Minneapolis – Anthony Banda wasn’t quite feeling himself on the mound to start his Minnesota Twins tenure. While he had three scoreless outings to start the season in Baltimore and Kansas City, Banda wasn’t staying around the strike zone as he usually does, and often allowed the leadoff man to reach in each outing.
Then from April 3 to April 23, Anthony Banda had one of the worst stretches of his career, allowing 11 runs on 12 hits, two walks, and three hit batters, along with three wild pitches and seven strikeouts against 40 batters in eight outings. Banda attributed the wildness to a lack of velocity on his fastball and feeling his delivery toward the plate wasn’t in the direction he wanted.
“Typically it’s usually there at the start of the season,” said Banda, “but you know, sometimes you get punched in the face, and you’ve got to keep growing with it,”
The one ‘punch in the face’ outing of Banda’s that has stuck in a lot of Twins fans’ heads was on April 23, when the Twins and New York Mets were tied 7-7 in the bottom of the eighth.
Derek Shelton brought Banda in to face the left-handed hitting rookie Carson Benge. However, the Mets put veteran righty Tommy Pham in to pinch hit for Benge with runners on first and third with one out. Banda walked Pham on six pitches, and All-Star shortstop Bo Bichette came up with the bases loaded.
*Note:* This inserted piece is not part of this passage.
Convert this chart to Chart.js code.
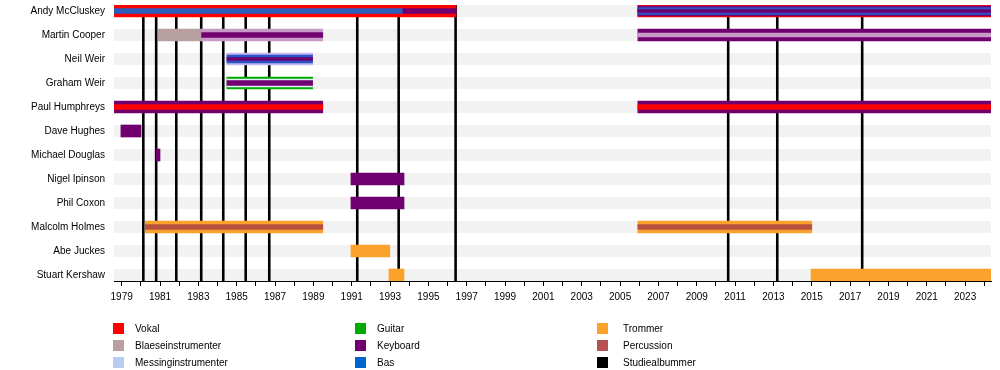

Two pitches later, Bichette drilled a slider up and out of the zone for a bases-clearing double that gave the Mets a 10-7 lead that went on to win them the game.
Since that outing in New York, Banda has been turning in the right direction. He’s made 12 appearances over the past month, and owns a 3.48 ERA, 4.86 FIP, and .172 opponents’ batting average. Shrink that down to his seven outings, and he has a 1.42 ERA, 3.90 FIP, and .136 opponents’ average for Banda.
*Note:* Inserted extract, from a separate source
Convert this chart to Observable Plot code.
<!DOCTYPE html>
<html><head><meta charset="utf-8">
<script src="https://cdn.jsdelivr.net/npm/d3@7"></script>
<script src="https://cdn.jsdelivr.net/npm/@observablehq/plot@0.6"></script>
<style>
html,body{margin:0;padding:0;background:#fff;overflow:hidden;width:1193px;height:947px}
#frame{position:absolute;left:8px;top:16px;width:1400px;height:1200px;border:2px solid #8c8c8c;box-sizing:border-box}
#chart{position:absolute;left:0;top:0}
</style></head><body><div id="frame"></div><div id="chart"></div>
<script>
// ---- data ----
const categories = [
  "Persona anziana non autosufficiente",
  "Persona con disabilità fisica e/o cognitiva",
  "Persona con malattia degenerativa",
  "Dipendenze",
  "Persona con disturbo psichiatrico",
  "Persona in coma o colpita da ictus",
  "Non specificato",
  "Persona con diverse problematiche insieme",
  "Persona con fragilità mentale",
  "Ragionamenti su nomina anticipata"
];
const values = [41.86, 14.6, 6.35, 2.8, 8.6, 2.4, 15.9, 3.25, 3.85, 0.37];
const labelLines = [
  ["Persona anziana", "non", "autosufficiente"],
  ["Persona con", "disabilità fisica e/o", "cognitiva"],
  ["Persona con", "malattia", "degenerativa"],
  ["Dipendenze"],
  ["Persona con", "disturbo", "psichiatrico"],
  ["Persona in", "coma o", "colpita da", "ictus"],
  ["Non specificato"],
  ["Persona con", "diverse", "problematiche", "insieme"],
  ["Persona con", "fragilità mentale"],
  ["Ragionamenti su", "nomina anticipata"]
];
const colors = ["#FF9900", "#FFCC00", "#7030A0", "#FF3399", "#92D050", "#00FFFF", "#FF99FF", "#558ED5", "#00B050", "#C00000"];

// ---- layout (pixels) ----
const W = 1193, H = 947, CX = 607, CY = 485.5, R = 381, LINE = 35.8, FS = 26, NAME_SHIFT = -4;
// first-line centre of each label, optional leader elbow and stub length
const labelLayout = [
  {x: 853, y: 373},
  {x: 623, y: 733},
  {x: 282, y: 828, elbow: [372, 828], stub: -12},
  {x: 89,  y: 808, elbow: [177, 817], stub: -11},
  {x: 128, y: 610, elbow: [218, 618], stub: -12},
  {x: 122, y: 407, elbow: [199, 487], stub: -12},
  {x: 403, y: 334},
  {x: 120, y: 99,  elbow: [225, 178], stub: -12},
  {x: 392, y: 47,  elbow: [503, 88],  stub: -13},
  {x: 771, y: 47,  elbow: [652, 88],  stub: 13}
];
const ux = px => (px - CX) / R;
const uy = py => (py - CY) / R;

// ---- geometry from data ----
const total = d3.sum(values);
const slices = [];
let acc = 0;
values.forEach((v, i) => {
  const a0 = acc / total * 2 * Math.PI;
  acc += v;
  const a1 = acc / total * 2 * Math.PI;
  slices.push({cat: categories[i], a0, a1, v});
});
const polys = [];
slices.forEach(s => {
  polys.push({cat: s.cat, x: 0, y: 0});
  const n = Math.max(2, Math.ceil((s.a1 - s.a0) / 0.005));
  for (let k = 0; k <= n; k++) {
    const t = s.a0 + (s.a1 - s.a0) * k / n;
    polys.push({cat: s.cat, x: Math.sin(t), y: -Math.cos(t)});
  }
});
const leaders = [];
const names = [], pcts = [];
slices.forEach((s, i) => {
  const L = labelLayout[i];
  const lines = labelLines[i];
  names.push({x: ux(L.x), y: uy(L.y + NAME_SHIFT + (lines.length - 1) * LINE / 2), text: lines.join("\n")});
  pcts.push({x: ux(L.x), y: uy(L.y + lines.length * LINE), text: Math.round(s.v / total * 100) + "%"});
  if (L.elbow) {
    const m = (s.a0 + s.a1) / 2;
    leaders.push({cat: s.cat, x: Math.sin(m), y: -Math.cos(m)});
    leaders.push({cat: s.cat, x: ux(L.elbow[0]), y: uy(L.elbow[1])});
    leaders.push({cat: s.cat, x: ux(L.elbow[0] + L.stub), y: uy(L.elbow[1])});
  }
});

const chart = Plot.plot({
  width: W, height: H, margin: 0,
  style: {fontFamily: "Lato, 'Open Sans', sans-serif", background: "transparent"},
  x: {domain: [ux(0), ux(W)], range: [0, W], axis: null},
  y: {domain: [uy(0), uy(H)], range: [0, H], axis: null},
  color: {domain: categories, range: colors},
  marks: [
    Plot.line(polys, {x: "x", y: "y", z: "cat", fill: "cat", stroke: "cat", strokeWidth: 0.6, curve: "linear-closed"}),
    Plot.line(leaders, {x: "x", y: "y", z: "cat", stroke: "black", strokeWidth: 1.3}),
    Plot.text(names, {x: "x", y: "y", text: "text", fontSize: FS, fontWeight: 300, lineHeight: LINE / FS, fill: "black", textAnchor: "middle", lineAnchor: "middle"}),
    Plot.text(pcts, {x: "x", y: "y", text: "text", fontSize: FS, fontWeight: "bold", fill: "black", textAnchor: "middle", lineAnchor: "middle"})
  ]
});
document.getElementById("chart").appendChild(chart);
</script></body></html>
It has taken a bit more time for Banda to get back into place. Still, the work he’s put in each day before the game alongside pitching coaches Pete Maki, Luis Ramirez, and bullpen coach LaTroy Hawkins has started to produce results on the mound.
“It’s like hitting a golf ball pure,” said Banda. “You don’t really feel it. … It just jumps off the club face. Same thing with pitching. It’s very relaxed, and very loose, and moving fast, getting good positions until the last second when you want to deliver the pitch. That’s typically what I feel.”
“I think it’s a combination of the velocity, No. 1, and then he looks cleaner in his delivery,” Twins manager Derek Shelton said on Banda. “Early, it looked like he was flying open a little bit and causing him to miss to his arm side. We’re not seeing that as much anymore.”
Anthony Banda has been throwing with more velocity recently. However, it’s still down 2.2 MPH from 95.9 MPH in 2025 to 93.7 MPH this season.
In his latest outing against the Houston Astros on Tuesday night, Banda topped out at 95.3 on his sinker and retired the minimum on just 16 pitches. With the velocity getting back to normal standards, so too are his outings. Three out of his last four have been clean, allowing no runners to reach.
“[It’s] kind of getting back to who I am, what I identify myself as, a hard-throwing lefty with some swing and miss, and just trusting that,” he said. “And really get in a groove of that confidence back as far as like the execution of the pitch, a little bit more aggressiveness in the zone, trusting the stuff that is in the zone, swing and miss in the zone. Not trying to overcomplicate things, not trying to overshape things.”
Take his one bad outing against the Toronto Blue Jays on May 2, where he allowed four runs, three earned in an inning of work, and Banda has a 0.96 ERA over his last 9 ⅓ innings in 11 appearances. While fans may fixate on the numbers when at Target Field, especially when they see an ERA of 6.64 on the season for Banda, he’s less fixated on the numbers.
“I primarily try to focus on the process, not so much the results,” he said. “But the process has gotten really good as far as I’ve felt internally with mechanics, bouncing back and feeling healthy, and it’s good to look up and see velocities that I’ve seen before, where it’s like earlier in the season I was like, ‘Where is it? Where is it?’ I knew it was a mechanical thing. I knew it was something going on, and we found it, and it was more of a directional thing.”
As Minnesota’s bullpen continues to see turnover after the Twins designated veteran righty Justin Topa for assignment on Tuesday, Banda is becoming a stable, veteran arm right when the Twins need it. He’s tied with Topa for the most appearances of the season with 23, and Shelton will likely continue to lean on his hard-throwing lefty as more younger arms try to carve out their own roles in the Twins bullpen.
Anthony Banda has been grateful for the support staff Minnesota’s pitchers have had available in the clubhouse each day to get back to feeling himself. He hopes to continue to be the stabilizing lefty who can get three outs or be an old-school specialist whenever his manager calls him into the game.
“It was a collective group effort, and I loved it,” he said. “It was great, and they’re still doing it. Work doesn’t stop just for a few outings, got to continue going.”